TO DO » Transcribe the material exactly. Images do not belong in the copy.

GIVEN INFORMATION »
^^^^^^^^^^^^^^^^

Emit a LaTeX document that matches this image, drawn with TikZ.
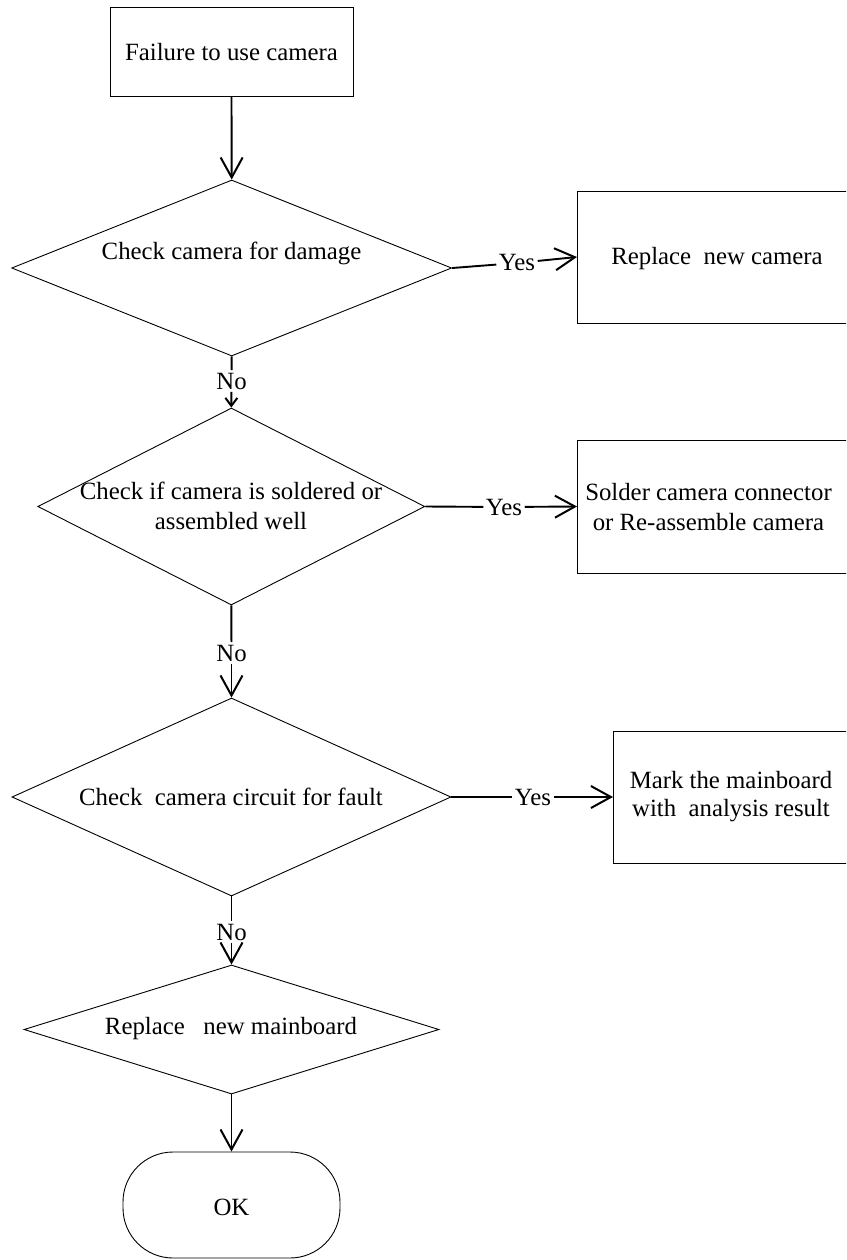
\documentclass[tikz,border=0pt]{standalone}
\usepackage{fontspec}
\setmainfont{Liberation Serif}
\usetikzlibrary{shapes.geometric,arrows.meta}
\begin{document}
\begin{tikzpicture}[x=1pt,y=-1pt,
  every node/.style={font=\fontsize{24.8pt}{30pt}\selectfont},
  shapebox/.style 2 args={draw, line width=0.9pt, rectangle, inner sep=0pt, minimum width=#1, minimum height=#2},
  dia/.style 2 args={draw, line width=0.9pt, diamond, inner sep=0pt, minimum width=#1, minimum height=#2},
  termbox/.style 2 args={draw, line width=0.9pt, rectangle, rounded corners=50pt, inner sep=0pt, minimum width=#1, minimum height=#2},
  txt/.style={align=center, inner sep=0pt},
  lab/.style={inner sep=2.5pt},
  seg/.style={line width=1.9pt},
  conn/.style={line width=1.9pt, -{Straight Barb[length=20pt,width=22pt,line width=2pt]}},
  shortconn/.style={line width=1.9pt, -{Straight Barb[length=8pt,width=12pt,line width=2pt]}}]
\useasboundingbox (0,0) rectangle (846,1260);
\clip (0,0) rectangle (846,1260);

% main column
\node[shapebox={243pt}{89pt}] (b0) at (231.5,51.5) {};
\node[txt] (t0) at (231.5,52) {Failure to use camera};

\node[dia={440pt}{176pt}] (d1) at (231.7,268) {};
\node[txt] (t1) at (231.5,253) {Check camera for damage};

\node[dia={387pt}{197pt}] (d2) at (231.3,506.5) {};
\node[txt] (t2) at (231,506) {Check if camera is soldered or\\assembled well};

\node[dia={439pt}{198pt}] (d3) at (231.5,797) {};
\node[txt] (t3) at (231,797) {Check\ \ camera circuit for fault};

\node[dia={415pt}{129pt}] (d4) at (231.5,1029.5) {};
\node[txt] (t4) at (231,1029) {Replace\ \ \ new mainboard};

\node[termbox={217pt}{106pt}] (ok) at (231.5,1205) {};
\node[txt] (t5) at (231.5,1207) {OK};

% right column
\node[shapebox={300pt}{132pt}, anchor=west] (b1) at (577,257) {};
\node[txt] (tb1) at (717,259) {Replace\ \ new camera};

\node[shapebox={300pt}{133pt}, anchor=west] (b2) at (577,506.5) {};
\node[txt] (tb2) at (708.5,507) {Solder camera connector\\or Re-assemble camera};

\node[shapebox={300pt}{132pt}, anchor=west] (b3) at (613,797) {};
\node[txt, font=\fontsize{24.8pt}{28pt}\selectfont] (tb3) at (731,797) {Mark the mainboard\\with\ \ analysis result};

% labels
\node[lab] (n1) at (231.5,381) {No};
\node[lab] (n2) at (231.5,653) {No};
\node[lab] (n3) at (231.5,932) {No};
\node[lab] (y1) at (517,263) {Yes};
\node[lab] (y2) at (504,507) {Yes};
\node[lab] (y3) at (533,797) {Yes};

% connectors
\draw[conn] (b0.south) -- (d1.north);
\draw[seg] (d1.south) -- (n1);
\draw[shortconn] (n1) -- (d2.north);
\draw[seg] (d2.south) -- (n2);
\draw[conn] (n2) -- (d3.north);
\draw[seg] (d3.south) -- (n3);
\draw[conn] (n3) -- (d4.north);
\draw[conn] (d4.south) -- (ok.north);

\draw[seg] (d1.east) -- (y1);
\draw[conn] (y1) -- (b1.west);
\draw[seg] (d2.east) -- (y2);
\draw[conn] (y2) -- (b2.west);
\draw[seg] (d3.east) -- (y3);
\draw[conn] (y3) -- (b3.west);
\end{tikzpicture}
\end{document}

^^^^^^^^^^^^^^^^

SOLUTION TO THE PROBLEM »
Emit a LaTeX document that matches this image, drawn with TikZ.
\documentclass[tikz,border=0pt]{standalone}
\usepackage{fontspec}
\setmainfont{Liberation Serif}
\usetikzlibrary{shapes.geometric,arrows.meta}
\begin{document}
\begin{tikzpicture}[x=1pt,y=-1pt,
  every node/.style={font=\fontsize{24.8pt}{30pt}\selectfont},
  shapebox/.style 2 args={draw, line width=0.9pt, rectangle, inner sep=0pt, minimum width=#1, minimum height=#2},
  dia/.style 2 args={draw, line width=0.9pt, diamond, inner sep=0pt, minimum width=#1, minimum height=#2},
  termbox/.style 2 args={draw, line width=0.9pt, rectangle, rounded corners=50pt, inner sep=0pt, minimum width=#1, minimum height=#2},
  txt/.style={align=center, inner sep=0pt},
  lab/.style={inner sep=2.5pt},
  seg/.style={line width=1.9pt},
  conn/.style={line width=1.9pt, -{Straight Barb[length=20pt,width=22pt,line width=2pt]}},
  shortconn/.style={line width=1.9pt, -{Straight Barb[length=8pt,width=12pt,line width=2pt]}}]
\useasboundingbox (0,0) rectangle (846,1260);
\clip (0,0) rectangle (846,1260);

% main column
\node[shapebox={243pt}{89pt}] (b0) at (231.5,51.5) {};
\node[txt] (t0) at (231.5,52) {Failure to use camera};

\node[dia={440pt}{176pt}] (d1) at (231.7,268) {};
\node[txt] (t1) at (231.5,253) {Check camera for damage};

\node[dia={387pt}{197pt}] (d2) at (231.3,506.5) {};
\node[txt] (t2) at (231,506) {Check if camera is soldered or\\assembled well};

\node[dia={439pt}{198pt}] (d3) at (231.5,797) {};
\node[txt] (t3) at (231,797) {Check\ \ camera circuit for fault};

\node[dia={415pt}{129pt}] (d4) at (231.5,1029.5) {};
\node[txt] (t4) at (231,1029) {Replace\ \ \ new mainboard};

\node[termbox={217pt}{106pt}] (ok) at (231.5,1205) {};
\node[txt] (t5) at (231.5,1207) {OK};

% right column
\node[shapebox={300pt}{132pt}, anchor=west] (b1) at (577,257) {};
\node[txt] (tb1) at (717,259) {Replace\ \ new camera};

\node[shapebox={300pt}{133pt}, anchor=west] (b2) at (577,506.5) {};
\node[txt] (tb2) at (708.5,507) {Solder camera connector\\or Re-assemble camera};

\node[shapebox={300pt}{132pt}, anchor=west] (b3) at (613,797) {};
\node[txt, font=\fontsize{24.8pt}{28pt}\selectfont] (tb3) at (731,797) {Mark the mainboard\\with\ \ analysis result};

% labels
\node[lab] (n1) at (231.5,381) {No};
\node[lab] (n2) at (231.5,653) {No};
\node[lab] (n3) at (231.5,932) {No};
\node[lab] (y1) at (517,263) {Yes};
\node[lab] (y2) at (504,507) {Yes};
\node[lab] (y3) at (533,797) {Yes};

% connectors
\draw[conn] (b0.south) -- (d1.north);
\draw[seg] (d1.south) -- (n1);
\draw[shortconn] (n1) -- (d2.north);
\draw[seg] (d2.south) -- (n2);
\draw[conn] (n2) -- (d3.north);
\draw[seg] (d3.south) -- (n3);
\draw[conn] (n3) -- (d4.north);
\draw[conn] (d4.south) -- (ok.north);

\draw[seg] (d1.east) -- (y1);
\draw[conn] (y1) -- (b1.west);
\draw[seg] (d2.east) -- (y2);
\draw[conn] (y2) -- (b2.west);
\draw[seg] (d3.east) -- (y3);
\draw[conn] (y3) -- (b3.west);
\end{tikzpicture}
\end{document}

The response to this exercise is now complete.